I Was Caught Soliciting a Minor Online. Can I Avoid Doing Jail Time?
Take care not to get yourself in trouble while surfing the Internet. Solicitation of a minor is a serious criminal offense in the state of Texas. Not only is the Internet being monitored by law enforcement officials, you can easily get caught up in a sophisticated sting operation. Undercover officers often pose as minor children to implicate online offenders.
According to the Texas Penal Code, a minor is defined as any person that meets one of the following criteria:
- Any person that represents themselves as being under the age of 17 when the crime was committed
- Any person that the defendant believed was under the age of 17 when the crime was committed
Under Texas law, it is no longer feasible for a defendant to claim that they didn’t intend to follow through with an online solicitation. An online solicitation is punishable by a 3rd degree felony, but the charge can be enhanced to a 2nd degree felony if the alleged victim was under the age of 14. The prosecution must prove that the defendant believed the victim was under the age of 14 or that the victim represented themselves as being less than 14 years of age.

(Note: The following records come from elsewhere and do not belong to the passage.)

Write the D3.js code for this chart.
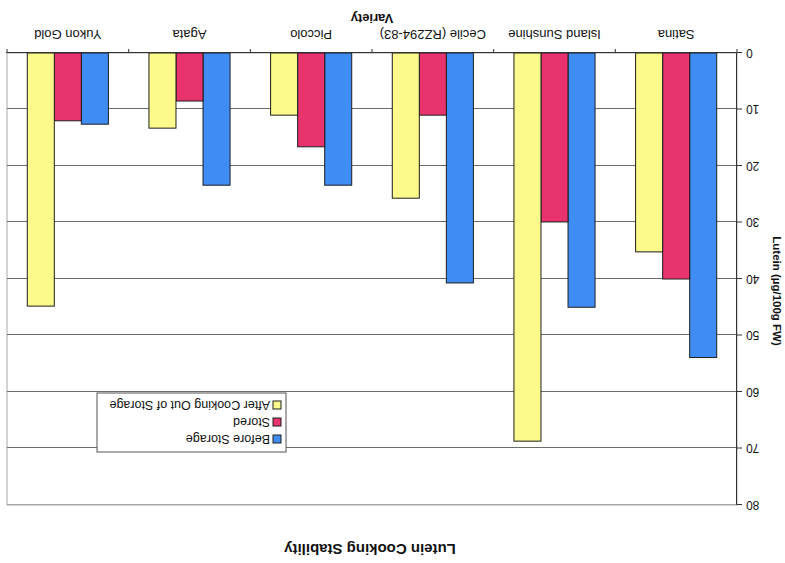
<!DOCTYPE html>
<html>
<head>
<meta charset="utf-8">
<script src="https://cdn.jsdelivr.net/npm/d3@7"></script>
<style>
  html, body { margin: 0; padding: 0; background: #fff; }
  svg { display: block; font-family: "Liberation Sans", Arial, sans-serif; }
</style>
</head>
<body>
<svg id="chart" width="785" height="563"></svg>
<script>
// Lutein content (µg/100g FW) per variety
const categories = ["Satina", "Island Sunshine", "Cecile (RZ294-83)", "Piccolo", "Agata", "Yukon Gold"];
const seriesNames = ["Before Storage", "Stored", "After Cooking Out of Storage"];
const beforeStorage = [53.9, 45.0, 40.7, 23.4, 23.4, 12.6];
const stored = [40.0, 29.9, 11.0, 16.6, 8.5, 12.0];
const afterCooking = [35.2, 68.7, 25.7, 11.0, 13.3, 44.8];
const yTicks = [0, 10, 20, 30, 40, 50, 60, 70, 80];
const seriesColors = ["#3f8cf2", "#e8336d", "#fdfa8c"];

const W = 785, H = 563;
const margin = { left: 48, right: 7, top: 58, bottom: 53 };

const svg = d3.select("#chart");
// The whole figure is laid out normally, then turned half a revolution.
const root = svg.append("g").attr("transform", `rotate(180 ${W / 2} ${H / 2})`);

const x0 = d3.scaleBand().domain(categories).range([margin.left, W - margin.right]).paddingInner(0).paddingOuter(0);
const x1 = d3.scaleBand().domain(seriesNames)
  .range([x0.bandwidth() / 6, x0.bandwidth() * 5 / 6]).padding(0);
const y = d3.scaleLinear().domain([0, 80]).range([H - margin.bottom, margin.top]);

// plot frame (light)
root.append("rect")
  .attr("x", margin.left).attr("y", margin.top)
  .attr("width", W - margin.left - margin.right)
  .attr("height", y(0) - margin.top)
  .attr("fill", "none").attr("stroke", "#a8a8a8").attr("stroke-width", 1);

// gridlines
root.append("g").selectAll("line").data(yTicks.filter(t => t > 0)).join("line")
  .attr("x1", margin.left).attr("x2", W - margin.right)
  .attr("y1", d => Math.round(y(d)) + 0.5).attr("y2", d => Math.round(y(d)) + 0.5)
  .attr("stroke", d => d === 80 ? "#a8a8a8" : "#6a6a6a").attr("stroke-width", 1);

// bars
const series = [beforeStorage, stored, afterCooking];
const groups = root.append("g").selectAll("g").data(categories).join("g")
  .attr("transform", d => `translate(${x0(d)},0)`);
groups.selectAll("rect")
  .data((c, i) => seriesNames.map((s, k) => ({ s, v: series[k][i], k })))
  .join("rect")
  .attr("x", d => x1(d.s))
  .attr("width", x1.bandwidth())
  .attr("y", d => y(d.v))
  .attr("height", d => y(0) - y(d.v))
  .attr("fill", d => seriesColors[d.k])
  .attr("stroke", "#1e1e1e").attr("stroke-width", 1);

// value axis
const yAxis = root.append("g").attr("transform", `translate(${margin.left},0)`)
  .call(d3.axisLeft(y).tickValues(yTicks).tickSize(5).tickPadding(4));
yAxis.select(".domain").attr("stroke", "#333");
yAxis.selectAll(".tick line").attr("stroke", "#333");
yAxis.selectAll("text").attr("font-size", 12).attr("fill", "#111")
  .attr("font-family", "Liberation Sans, Arial, sans-serif");

// category axis
const xAxis = root.append("g").attr("transform", `translate(0,${y(0)})`)
  .call(d3.axisBottom(x0).tickSize(0).tickPadding(14));
xAxis.select(".domain").attr("stroke", "#333");
xAxis.selectAll("text").attr("font-size", 13).attr("fill", "#111")
  .attr("font-family", "Liberation Sans, Arial, sans-serif");
const bounds = categories.map(c => x0(c)).concat([W - margin.right]);
xAxis.append("g").selectAll("line").data(bounds).join("line")
  .attr("x1", d => d).attr("x2", d => d).attr("y1", 0).attr("y2", 4)
  .attr("stroke", "#333");

// titles
root.append("text").attr("x", (margin.left + W - margin.right) / 2 + 2).attr("y", 19)
  .attr("text-anchor", "middle").attr("font-size", 15).attr("font-weight", "bold")
  .attr("fill", "#111").text("Lutein Cooking Stability");
root.append("text").attr("x", (margin.left + W - margin.right) / 2).attr("y", 549)
  .attr("text-anchor", "middle").attr("font-size", 13).attr("font-weight", "bold")
  .attr("fill", "#111").text("Variety");
root.append("text")
  .attr("transform", `translate(12,${y(40) - 12}) rotate(-90)`)
  .attr("text-anchor", "middle").attr("font-size", 11.5).attr("font-weight", "bold")
  .attr("fill", "#111").text("Lutein (µg/100g FW)");

// legend
const lg = root.append("g").attr("transform", "translate(499,111)");
lg.append("rect").attr("width", 189).attr("height", 59)
  .attr("fill", "#fff").attr("stroke", "#555").attr("stroke-width", 1);
const items = lg.selectAll("g.item").data(seriesNames).join("g").attr("class", "item")
  .attr("transform", (d, i) => `translate(5,${13 + i * 17})`);
items.append("rect").attr("x", 0).attr("y", -4).attr("width", 8).attr("height", 8)
  .attr("fill", (d, i) => seriesColors[i]).attr("stroke", "#1e1e1e");
items.append("text").attr("x", 11).attr("y", 4.5).attr("font-size", 12.5)
  .attr("fill", "#111").text(d => d);
</script>
</body>
</html>
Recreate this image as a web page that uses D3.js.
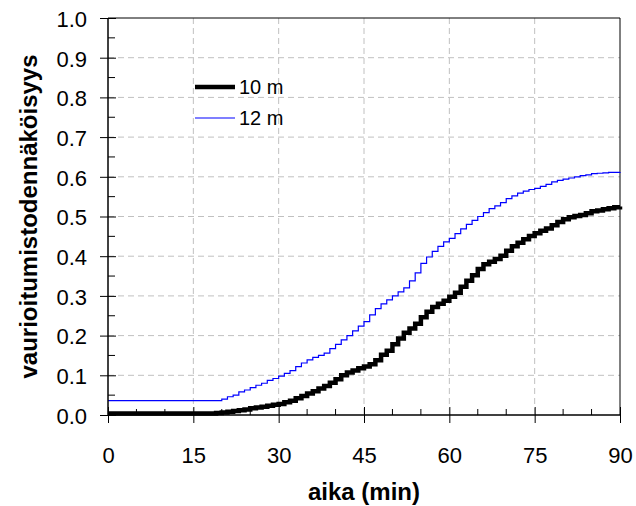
<!DOCTYPE html>
<html><head><meta charset="utf-8">
<script src="https://cdn.jsdelivr.net/npm/d3@7"></script>
<style>body{margin:0;background:#fff}svg{display:block}text{font-family:Arial,"Liberation Sans",sans-serif}</style>
</head><body><svg id="c" width="636" height="506"></svg>
<script>
const times10 = [0,18,19,20,21,22,23,24,25,26,27,28,29,30,31,32,33,34,35,36,37,38,39,40,41,42,43,44,45,46,47,48,49,50,51,52,53,54,55,56,57,58,59,60,61,62,63,64,65,66,67,68,69,70,71,72,73,74,75,76,77,78,79,80,81,82,83,84,85,86,87,88,89,90];
const values10 = [0.004,0.004,0.005,0.006,0.008,0.010,0.012,0.014,0.017,0.019,0.021,0.023,0.026,0.028,0.032,0.036,0.042,0.048,0.054,0.060,0.067,0.073,0.081,0.090,0.100,0.107,0.112,0.118,0.122,0.128,0.138,0.152,0.162,0.178,0.193,0.207,0.218,0.230,0.246,0.260,0.272,0.280,0.288,0.298,0.308,0.323,0.338,0.352,0.368,0.380,0.386,0.393,0.401,0.414,0.425,0.434,0.443,0.451,0.458,0.464,0.470,0.478,0.486,0.493,0.498,0.501,0.504,0.508,0.513,0.515,0.518,0.521,0.523,0.525];
const times12 = [0,19,20,21,22,23,24,25,26,27,28,29,30,31,32,33,34,35,36,37,38,39,40,41,42,43,44,45,46,47,48,49,50,51,52,53,54,55,56,57,58,59,60,61,62,63,64,65,66,67,68,69,70,71,72,73,74,75,76,77,78,79,80,81,82,83,84,85,86,87,88,89,90];
const values12 = [0.036,0.036,0.040,0.046,0.050,0.058,0.063,0.069,0.075,0.080,0.087,0.092,0.098,0.105,0.112,0.122,0.131,0.139,0.145,0.150,0.156,0.167,0.178,0.189,0.200,0.212,0.224,0.235,0.252,0.268,0.280,0.290,0.300,0.310,0.320,0.338,0.358,0.382,0.398,0.412,0.425,0.436,0.445,0.457,0.469,0.480,0.490,0.500,0.510,0.520,0.527,0.535,0.545,0.552,0.559,0.564,0.568,0.571,0.576,0.581,0.587,0.591,0.594,0.597,0.600,0.603,0.605,0.608,0.609,0.610,0.611,0.611,0.612];
const seriesNames = ["10 m","12 m"];
const xTicks = [0,15,30,45,60,75,90];
const yTicks = [0,0.1,0.2,0.3,0.4,0.5,0.6,0.7,0.8,0.9,1.0];
const xTitle = "aika (min)";
const yTitle = "vaurioitumistodennäköisyys";

const svg = d3.select("#c");
const L=108, R=620, T=18, B=415;
const x = d3.scaleLinear().domain([0,90]).range([L,R]);
const y = d3.scaleLinear().domain([0,1]).range([B,T]);

// grid
const g = svg.append("g");
g.selectAll(".vg").data(xTicks.slice(1,-1)).enter().append("line")
  .attr("x1",d=>x(d)).attr("x2",d=>x(d)).attr("y1",T).attr("y2",B)
  .attr("stroke","#c0c0c0").attr("stroke-dasharray","6,4");
g.selectAll(".hg").data(yTicks.slice(1,-1)).enter().append("line")
  .attr("x1",L).attr("x2",R).attr("y1",d=>y(d)).attr("y2",d=>y(d))
  .attr("stroke","#c0c0c0").attr("stroke-dasharray","6,4");

// frame
svg.append("line").attr("x1",L).attr("x2",R).attr("y1",T).attr("y2",T).attr("stroke","#000");
svg.append("line").attr("x1",R).attr("x2",R).attr("y1",T).attr("y2",B).attr("stroke","#000");

// lines
const line = d3.line().x(d=>x(d[0])).y(d=>y(d[1])).curve(d3.curveStepAfter);
const d10 = times10.map((t,i)=>[t,values10[i]]);
const d12 = times12.map((t,i)=>[t,values12[i]]);
svg.append("path").attr("d",line(d12)).attr("fill","none").attr("stroke","#0000ff").attr("stroke-width",1.2);
svg.append("path").attr("d",line(d10)).attr("fill","none").attr("stroke","#000").attr("stroke-width",4.5);

// axes
const xAxis = d3.axisBottom(x).tickValues(xTicks).tickSize(8).tickPadding(24).tickFormat(d3.format("d"));
const xg = svg.append("g").attr("transform",`translate(0,${B})`).call(xAxis);
xg.select(".domain").attr("stroke-width",1.5).attr("d",`M${L},0H${R}`);
xg.selectAll(".tick line").attr("y1",-8).attr("y2",8).attr("stroke-width",1);
xg.selectAll("text").attr("font-size",22).attr("font-family","Arial").attr("fill","#000");
const xMinor = d3.range(5,90,5).filter(v=>v%15!==0);
xg.selectAll(".mx").data(xMinor).enter().append("line")
  .attr("x1",d=>x(d)).attr("x2",d=>x(d)).attr("y1",0).attr("y2",-6).attr("stroke","#000");

const yAxis = d3.axisLeft(y).tickValues(yTicks).tickSize(8).tickPadding(13).tickFormat(d3.format(".1f"));
const yg = svg.append("g").attr("transform",`translate(${L},0)`).call(yAxis);
yg.select(".domain").attr("stroke-width",1.5).attr("d",`M0,${B}V${T}`);
yg.selectAll(".tick line").attr("x1",-8).attr("x2",8);
yg.selectAll("text").attr("font-size",22).attr("font-family","Arial").attr("fill","#000").attr("dy","0.38em");
const yMinor = d3.range(0.05,1,0.1);
yg.selectAll(".my").data(yMinor).enter().append("line")
  .attr("x1",0).attr("x2",7).attr("y1",d=>y(d)).attr("y2",d=>y(d)).attr("stroke","#000");

// titles
svg.append("text").attr("x",(L+R)/2).attr("y",500).attr("text-anchor","middle")
  .attr("font-size",24).attr("font-weight","bold").text(xTitle);
svg.append("text").attr("transform",`translate(37,${(T+B)/2}) rotate(-90)`).attr("text-anchor","middle")
  .attr("font-size",24).attr("font-weight","bold").text(yTitle);

// legend
const leg = svg.append("g");
const legItems = [{name:seriesNames[0],color:"#000",w:4.5,yy:87},{name:seriesNames[1],color:"#0000ff",w:1.2,yy:118}];
legItems.forEach(it=>{
  leg.append("line").attr("x1",195).attr("x2",235).attr("y1",it.yy).attr("y2",it.yy).attr("stroke",it.color).attr("stroke-width",it.w);
  leg.append("text").attr("x",239).attr("y",it.yy+7).attr("font-size",20).text(it.name);
});
</script></body></html>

The prosecution must prove an online solicitation charge beyond all reasonable doubt. The following legal standards will apply in such cases:
- The defendant was 17 or older when the crime was committed
- The defendant intended to arouse the sexual desire of the victim
- The crime was committed by the defendant while using the Internet
If it can be shown that a defendant intended to arouse the sexual desire of a minor child while using a commercial or electronic messaging service, the available penalties are severe. It is also illegal to distribute or transmit sexually explicit material to a minor child on the Internet. The penalty for an online solicitation conviction can also be enhanced to a 2nd degree felony if the defendant has been charged with any other criminal offense.
Online Solicitation Defense
One of the following defense strategies may be available to an online solicitation defendant:
- The defendant was no more than three years older than the alleged victim and the minor child consented to the behavior described in the criminal charge
- The defendant and minor child were legally married when the crime was committed
The expectation that a minor child will engage in sexual contact is grounds for filing criminal charges. Yet online solicitation charges often come about because of entrapment or a simple mistake. Many online solicitation defendants believed that they were actually communicating with an adult at the time the crime was allegedly committed. Every case is unique and must be thoroughly investigated to protect the legal rights of the defendant.